How odd to be told that we poor are honorable; that we who mourn are honorable; that we who are hungry are honorable. These are not benefactors to anybody. Likewise the word ouai, which the NRSV translates as ‘woe to’ is probably more accurately translated ‘shame on’ (the Scholars’ Version translates it ‘damn you’). Shame on you who are rich now; shame on you who are full now.

Luke frames the beatitudes in the second person plural, rather than the third person plural: you, rather than they. Jesus is speaking directly to us. Imagine this sermon being preached on a street corner in the inner city to a congregation of ragged street people and well-dressed lawyers and financiers. Who is honored?
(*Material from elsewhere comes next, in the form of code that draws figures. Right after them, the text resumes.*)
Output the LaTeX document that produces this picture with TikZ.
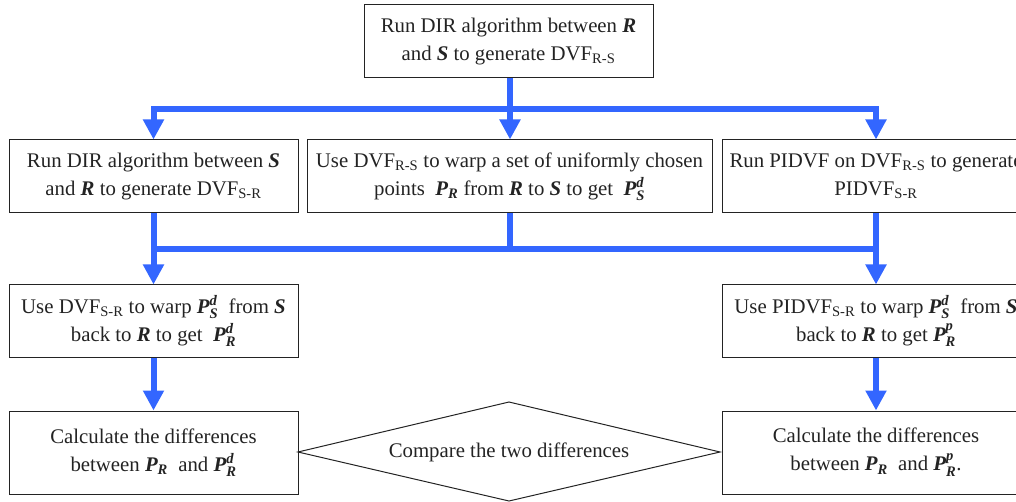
\documentclass[tikz,border=0pt]{standalone}
\usepackage{amsmath}
\usepackage{fontspec}
\setmainfont{Liberation Serif}
\usetikzlibrary{arrows.meta}
\definecolor{flowblue}{RGB}{51,102,255}
\definecolor{inkgray}{RGB}{35,35,35}
\newcommand{\bi}[1]{\text{\bfseries\itshape #1}}
\newcommand{\Pv}[2]{$\bi{P}_{\bi{#1}}^{\bi{#2}}$}
\newcommand{\Ps}[1]{$\bi{P}_{\bi{#1}}$}
\newcommand{\Bi}[1]{\textbf{\textit{#1}}}
\begin{document}
\begin{tikzpicture}[x=1pt,y=-1pt,
  txt/.style={text=inkgray,font=\fontsize{20.8}{28}\selectfont,align=center},
  box/.style={txt,draw=inkgray,line width=1pt,inner sep=0pt},
  flow/.style={draw=flowblue,line width=6pt},
  arr/.style={flow,-{Triangle[width=20pt,length=20pt]}}]
\useasboundingbox (0,0) rectangle (1016,502);
\clip (0,0) rectangle (1016,502);
\node[box,minimum width=289,minimum height=73] (top) at (508.5,41.5)
  {Run DIR algorithm between \Bi{R}\\and \Bi{S} to generate DVF\textsubscript{R-S}};
\node[box,minimum width=289,minimum height=73] (b2) at (153.5,176.5)
  {Run DIR algorithm between \Bi{S}\\and \Bi{R} to generate DVF\textsubscript{S-R}};
\node[box,minimum width=405,minimum height=73] (b3) at (509.5,176.5)
  {Use DVF\textsubscript{R-S} to warp a set of uniformly chosen\\points\ \ \Ps{R} from \Bi{R} to \Bi{S} to get\ \ \Pv{S}{d}};
\node[box,minimum width=308,minimum height=73] (b4) at (876,176.5)
  {Run PIDVF on DVF\textsubscript{R-S} to generate\\PIDVF\textsubscript{S-R}};
\node[box,minimum width=289,minimum height=72] (b5) at (153.5,321)
  {Use DVF\textsubscript{S-R} to\ warp \Pv{S}{d}\ \ from \Bi{S}\\back to \Bi{R} to get\ \ \Pv{R}{d}};
\node[box,minimum width=308,minimum height=72] (b6) at (876,321)
  {Use PIDVF\textsubscript{S-R} to\ warp \Pv{S}{d}\ \ from \Bi{S}\\back to \Bi{R} to get \Pv{R}{p}};
\node[box,minimum width=289,minimum height=83] (b7) at (153.5,452.5)
  {Calculate the differences\\between \Ps{R}\ \ and \Pv{R}{d}};
\node[box,minimum width=308,minimum height=83] (b9) at (876,452.5)
  {Calculate the differences\\between \Ps{R}\ \ and \Pv{R}{p}.};
\node[txt] (cmp) at (509,452) {Compare the two differences};
\coordinate (dl) at (298,452);
\coordinate (dt) at (509,402);
\coordinate (dr) at (720,452);
\coordinate (db) at (509,501);
\draw[draw=inkgray,line width=1pt] (dl) -- (dt) -- (dr) -- (db) -- cycle;
\coordinate (j1) at (510,109);
\coordinate (j2) at (510,249);
\draw[flow] (top.south -| j1) -- (j1);
\draw[arr] (j1) -- (b3.north -| j1);
\draw[arr] (j1) -| (b2.north);
\draw[arr] (j1) -| (b4.north);
\draw[flow] (b3.south -| j2) -- (j2);
\draw[flow] (b2.south |- j2) -- (b4.south |- j2);
\draw[arr] (b2.south) -- (b5.north);
\draw[arr] (b4.south) -- (b6.north);
\draw[arr] (b5.south) -- (b7.north);
\draw[arr] (b6.south) -- (b9.north);
\end{tikzpicture}
\end{document}
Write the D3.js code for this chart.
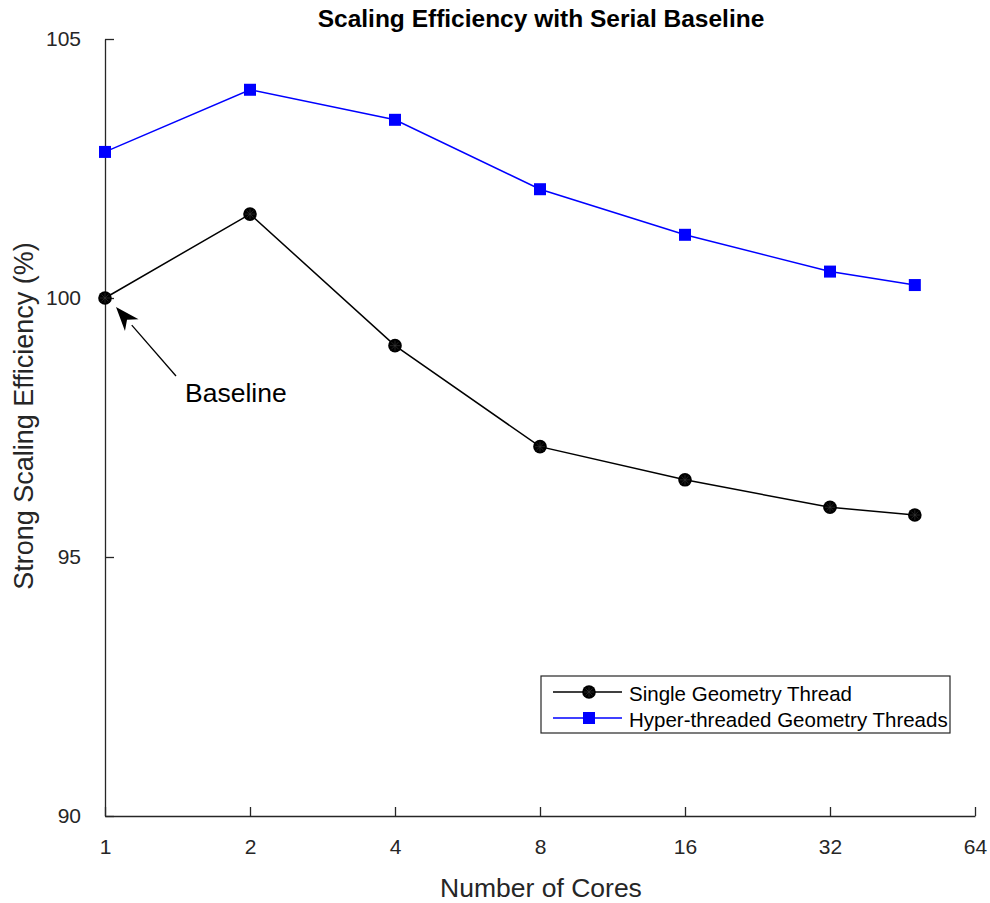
<!DOCTYPE html>
<html>
<head>
<meta charset="utf-8">
<script src="https://cdn.jsdelivr.net/npm/d3@7"></script>
<style>
  body { margin: 0; background: #fff; }
  svg { display: block; font-family: "Liberation Sans", Arial, sans-serif; }
</style>
</head>
<body>
<svg width="990" height="903"></svg>
<script>
// chart data
var cores = [1, 2, 4, 8, 16, 32, 48];
var singleThread = [100.0, 101.62, 99.08, 97.13, 96.49, 95.96, 95.81];
var hyperThreads = [102.82, 104.02, 103.44, 102.10, 101.22, 100.51, 100.25];
var xTicks = [1, 2, 4, 8, 16, 32, 64];
var yTicks = [90, 95, 100, 105];
var seriesNames = ["Single Geometry Thread", "Hyper-threaded Geometry Threads"];

var svg = d3.select("svg");
var plotLeft = 105, plotRight = 975, plotTop = 39, plotBottom = 816;

var x = d3.scaleLog().base(2).domain([1, 64]).range([plotLeft, plotRight]);
var y = d3.scaleLinear().domain([90, 105]).range([plotBottom, plotTop]);

// axes, ticks pointing inward like matlab
var xAxis = svg.append("g")
    .attr("transform", "translate(0," + plotBottom + ")")
    .call(d3.axisBottom(x).tickValues(xTicks).tickFormat(d3.format("d"))
        .tickSizeInner(-9).tickSizeOuter(0).tickPadding(23));
var yAxis = svg.append("g")
    .attr("transform", "translate(" + plotLeft + ",0)")
    .call(d3.axisLeft(y).tickValues(yTicks).tickFormat(d3.format("d"))
        .tickSizeInner(-9).tickSizeOuter(0).tickPadding(24));

[xAxis, yAxis].forEach(function(a) {
    a.select(".domain").attr("stroke", "#262626").attr("stroke-width", 1.3);
    a.selectAll(".tick line").attr("stroke", "#262626").attr("stroke-width", 1.3);
    a.selectAll(".tick text").attr("fill", "#262626")
        .attr("font-size", 21).attr("font-family", "Liberation Sans, Arial, sans-serif");
});

// title + axis labels
svg.append("text")
    .attr("x", 541).attr("y", 27)
    .attr("text-anchor", "middle")
    .attr("font-size", 24.5).attr("font-weight", "bold")
    .attr("fill", "#000")
    .text("Scaling Efficiency with Serial Baseline");

svg.append("text")
    .attr("x", 541).attr("y", 897)
    .attr("text-anchor", "middle")
    .attr("font-size", 26.5)
    .attr("fill", "#262626")
    .text("Number of Cores");

svg.append("text")
    .attr("transform", "translate(33,416) rotate(-90)")
    .attr("text-anchor", "middle")
    .attr("font-size", 27)
    .attr("fill", "#262626")
    .text("Strong Scaling Efficiency (%)");

// lines
var line = d3.line()
    .x(function(d, i) { return x(cores[i]); })
    .y(function(d) { return y(d); });

svg.append("path").datum(singleThread)
    .attr("d", line).attr("fill", "none")
    .attr("stroke", "#000").attr("stroke-width", 1.5);
svg.append("path").datum(hyperThreads)
    .attr("d", line).attr("fill", "none")
    .attr("stroke", "#0000ff").attr("stroke-width", 1.5);

// markers
function drawCircle(g, cx, cy) {
    g.append("circle").attr("cx", cx).attr("cy", cy).attr("r", 6.8)
        .attr("fill", "#000");
    // faint asterisk inside, as in the original
    for (var k = 0; k < 4; k++) {
        var a = k * Math.PI / 4;
        g.append("line")
            .attr("x1", cx - 5 * Math.cos(a)).attr("y1", cy - 5 * Math.sin(a))
            .attr("x2", cx + 5 * Math.cos(a)).attr("y2", cy + 5 * Math.sin(a))
            .attr("stroke", "#3a3a3a").attr("stroke-width", 0.6);
    }
}
function drawSquare(g, cx, cy) {
    g.append("rect").attr("x", cx - 6).attr("y", cy - 6)
        .attr("width", 12).attr("height", 12).attr("fill", "#0000ff");
}

var marks = svg.append("g");
singleThread.forEach(function(d, i) { drawCircle(marks, x(cores[i]), y(d)); });
hyperThreads.forEach(function(d, i) { drawSquare(marks, x(cores[i]), y(d)); });

// Baseline annotation with arrow
var tip = [x(1) + 11, y(100) + 9];
var tail = [176, 376];
var ang = Math.atan2(tip[1] - tail[1], tip[0] - tail[0]);
var hl = 24, hw = 9;
var base = [tip[0] - hl * Math.cos(ang), tip[1] - hl * Math.sin(ang)];
svg.append("line")
    .attr("x1", tail[0]).attr("y1", tail[1])
    .attr("x2", base[0]).attr("y2", base[1])
    .attr("stroke", "#000").attr("stroke-width", 1.3);
svg.append("path")
    .attr("d", "M" + tip[0] + "," + tip[1] +
        "L" + (base[0] + hw * Math.sin(ang)) + "," + (base[1] - hw * Math.cos(ang)) +
        "L" + (tip[0] - 0.7 * hl * Math.cos(ang)) + "," + (tip[1] - 0.7 * hl * Math.sin(ang)) +
        "L" + (base[0] - hw * Math.sin(ang)) + "," + (base[1] + hw * Math.cos(ang)) + "Z")
    .attr("fill", "#000");
svg.append("text")
    .attr("x", 185).attr("y", 402)
    .attr("font-size", 26.5).attr("fill", "#000")
    .text("Baseline");

// legend
var lg = svg.append("g");
lg.append("rect")
    .attr("x", 541).attr("y", 676).attr("width", 409).attr("height", 57)
    .attr("fill", "#fff").attr("stroke", "#262626").attr("stroke-width", 1.2);
var rows = [692, 718];
lg.append("line").attr("x1", 553).attr("x2", 622).attr("y1", rows[0]).attr("y2", rows[0])
    .attr("stroke", "#000").attr("stroke-width", 1.5);
drawCircle(lg, 589, rows[0]);
lg.append("line").attr("x1", 553).attr("x2", 622).attr("y1", rows[1]).attr("y2", rows[1])
    .attr("stroke", "#0000ff").attr("stroke-width", 1.5);
drawSquare(lg, 589, rows[1]);
lg.selectAll("text.lab").data(seriesNames).enter().append("text")
    .attr("class", "lab")
    .attr("x", 629)
    .attr("y", function(d, i) { return rows[i] + 9; })
    .attr("font-size", 20.5).attr("fill", "#000")
    .text(function(d) { return d; });
</script>
</body>
</html>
If, by virtue of baptism and Christ’s resurrection, we are destined to rule over the coming kingdom, it will be a kingdom of ragged street-people, of the hungry, the rural poor, and not a kingdom of wealth and power. Imagined the disciples, whom Jesus sent out two-by-two arriving in the small village of people being taxed off their land, and proclaiming this new kingdom. If you decided to buy into this new kingdom, it would require a complete shift in how you saw the world, and your place in it.

So, who are the saints? Not necessarily those whose holiness is obvious to all, but the insignificant whose faithfulness in simple things sustains the world. It is those who keep their dignity despite painful and dehumanizing circumstances. Luke’s Jesus holds them up for honor and emulation. We should hope to be like them.